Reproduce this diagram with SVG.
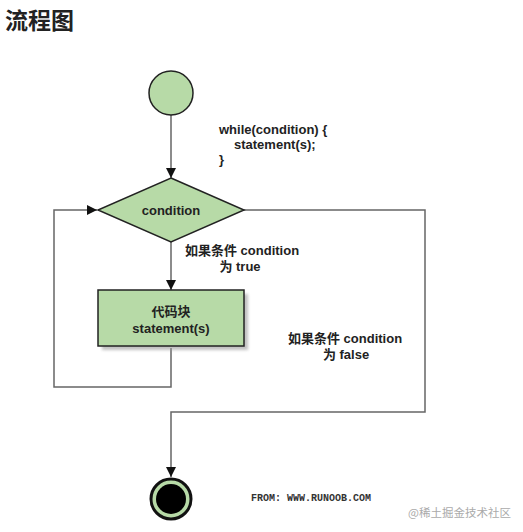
<svg xmlns="http://www.w3.org/2000/svg" width="523" height="532" viewBox="0 0 523 532">
<defs>
<marker id="arr" viewBox="0 0 10 10" refX="10" refY="5" markerWidth="10" markerHeight="10" markerUnits="userSpaceOnUse" orient="auto">
<path d="M0,0 L10,5 L0,10 Z" fill="#111"/>
</marker>
<filter id="sh" x="-10%" y="-10%" width="130%" height="140%">
<feGaussianBlur stdDeviation="1.5"/>
</filter>
</defs>
<style>
.ln{fill:none;stroke:#666;stroke-width:1.5}
.t{font-family:"Liberation Sans","Noto Sans CJK SC",sans-serif;font-weight:bold;font-size:13px;fill:#222}
.g{fill:#b7daa7;stroke:#222;stroke-width:1.5}
</style>
<rect width="523" height="532" fill="#fff"/>
<text x="5" y="29" font-family="'Noto Sans CJK SC',sans-serif" font-weight="bold" font-size="23" fill="#222">流程图</text>
<g id="connectors">
<path class="ln" d="M171,115 L171,178" marker-end="url(#arr)"/>
<path class="ln" d="M171,242 L171,290" marker-end="url(#arr)"/>
<path class="ln" d="M171,348 L171,387 L54,387 L54,210 L97,210" marker-end="url(#arr)"/>
<path class="ln" d="M244,210 L425,210 L425,412 L171,412 L171,477" marker-end="url(#arr)"/>
</g>
<g id="start">
<circle cx="171" cy="93" r="22" class="g"/>
</g>
<g id="condition">
<polygon points="171,178 244,210 171,242 98,210" class="g"/>
<text x="171" y="215" text-anchor="middle" class="t" fill="#1c2e1c">condition</text>
</g>
<g id="block">
<rect x="102" y="294" width="146" height="56" fill="#999" opacity="0.6" filter="url(#sh)"/>
<rect x="98" y="290" width="146" height="56" class="g" stroke-width="2"/>
<text x="171" y="316" text-anchor="middle" class="t">代码块</text>
<text x="171" y="333" text-anchor="middle" class="t">statement(s)</text>
</g>
<g id="end">
<circle cx="171" cy="499" r="20" fill="#b7daa7" stroke="#111" stroke-width="3"/>
<circle cx="171" cy="499" r="15" fill="#000"/>
</g>
<g id="labels">
<text x="219" y="134" class="t">while(condition) {</text>
<text x="234" y="149" class="t">statement(s);</text>
<text x="219" y="164" class="t">}</text>
<text x="185" y="255" class="t">如果条件 condition</text>
<text x="240" y="271" text-anchor="middle" class="t">为 true</text>
<text x="288" y="343" class="t">如果条件 condition</text>
<text x="346" y="359" text-anchor="middle" class="t">为 false</text>
<text x="251" y="501" font-family="'Liberation Mono',monospace" font-weight="bold" font-size="10" fill="#333">FROM: WWW.RUNOOB.COM</text>
<text x="408" y="517" font-family="'Noto Sans CJK SC',sans-serif" font-size="11.5" fill="#aaa">@稀土掘金技术社区</text>
</g>
</svg>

= Task requirements =
Transcribe all the lines above exactly, apart from the pictures.

= Task answer =
Reproduce this diagram with SVG.
<svg xmlns="http://www.w3.org/2000/svg" width="523" height="532" viewBox="0 0 523 532">
<defs>
<marker id="arr" viewBox="0 0 10 10" refX="10" refY="5" markerWidth="10" markerHeight="10" markerUnits="userSpaceOnUse" orient="auto">
<path d="M0,0 L10,5 L0,10 Z" fill="#111"/>
</marker>
<filter id="sh" x="-10%" y="-10%" width="130%" height="140%">
<feGaussianBlur stdDeviation="1.5"/>
</filter>
</defs>
<style>
.ln{fill:none;stroke:#666;stroke-width:1.5}
.t{font-family:"Liberation Sans","Noto Sans CJK SC",sans-serif;font-weight:bold;font-size:13px;fill:#222}
.g{fill:#b7daa7;stroke:#222;stroke-width:1.5}
</style>
<rect width="523" height="532" fill="#fff"/>
<text x="5" y="29" font-family="'Noto Sans CJK SC',sans-serif" font-weight="bold" font-size="23" fill="#222">流程图</text>
<g id="connectors">
<path class="ln" d="M171,115 L171,178" marker-end="url(#arr)"/>
<path class="ln" d="M171,242 L171,290" marker-end="url(#arr)"/>
<path class="ln" d="M171,348 L171,387 L54,387 L54,210 L97,210" marker-end="url(#arr)"/>
<path class="ln" d="M244,210 L425,210 L425,412 L171,412 L171,477" marker-end="url(#arr)"/>
</g>
<g id="start">
<circle cx="171" cy="93" r="22" class="g"/>
</g>
<g id="condition">
<polygon points="171,178 244,210 171,242 98,210" class="g"/>
<text x="171" y="215" text-anchor="middle" class="t" fill="#1c2e1c">condition</text>
</g>
<g id="block">
<rect x="102" y="294" width="146" height="56" fill="#999" opacity="0.6" filter="url(#sh)"/>
<rect x="98" y="290" width="146" height="56" class="g" stroke-width="2"/>
<text x="171" y="316" text-anchor="middle" class="t">代码块</text>
<text x="171" y="333" text-anchor="middle" class="t">statement(s)</text>
</g>
<g id="end">
<circle cx="171" cy="499" r="20" fill="#b7daa7" stroke="#111" stroke-width="3"/>
<circle cx="171" cy="499" r="15" fill="#000"/>
</g>
<g id="labels">
<text x="219" y="134" class="t">while(condition) {</text>
<text x="234" y="149" class="t">statement(s);</text>
<text x="219" y="164" class="t">}</text>
<text x="185" y="255" class="t">如果条件 condition</text>
<text x="240" y="271" text-anchor="middle" class="t">为 true</text>
<text x="288" y="343" class="t">如果条件 condition</text>
<text x="346" y="359" text-anchor="middle" class="t">为 false</text>
<text x="251" y="501" font-family="'Liberation Mono',monospace" font-weight="bold" font-size="10" fill="#333">FROM: WWW.RUNOOB.COM</text>
<text x="408" y="517" font-family="'Noto Sans CJK SC',sans-serif" font-size="11.5" fill="#aaa">@稀土掘金技术社区</text>
</g>
</svg>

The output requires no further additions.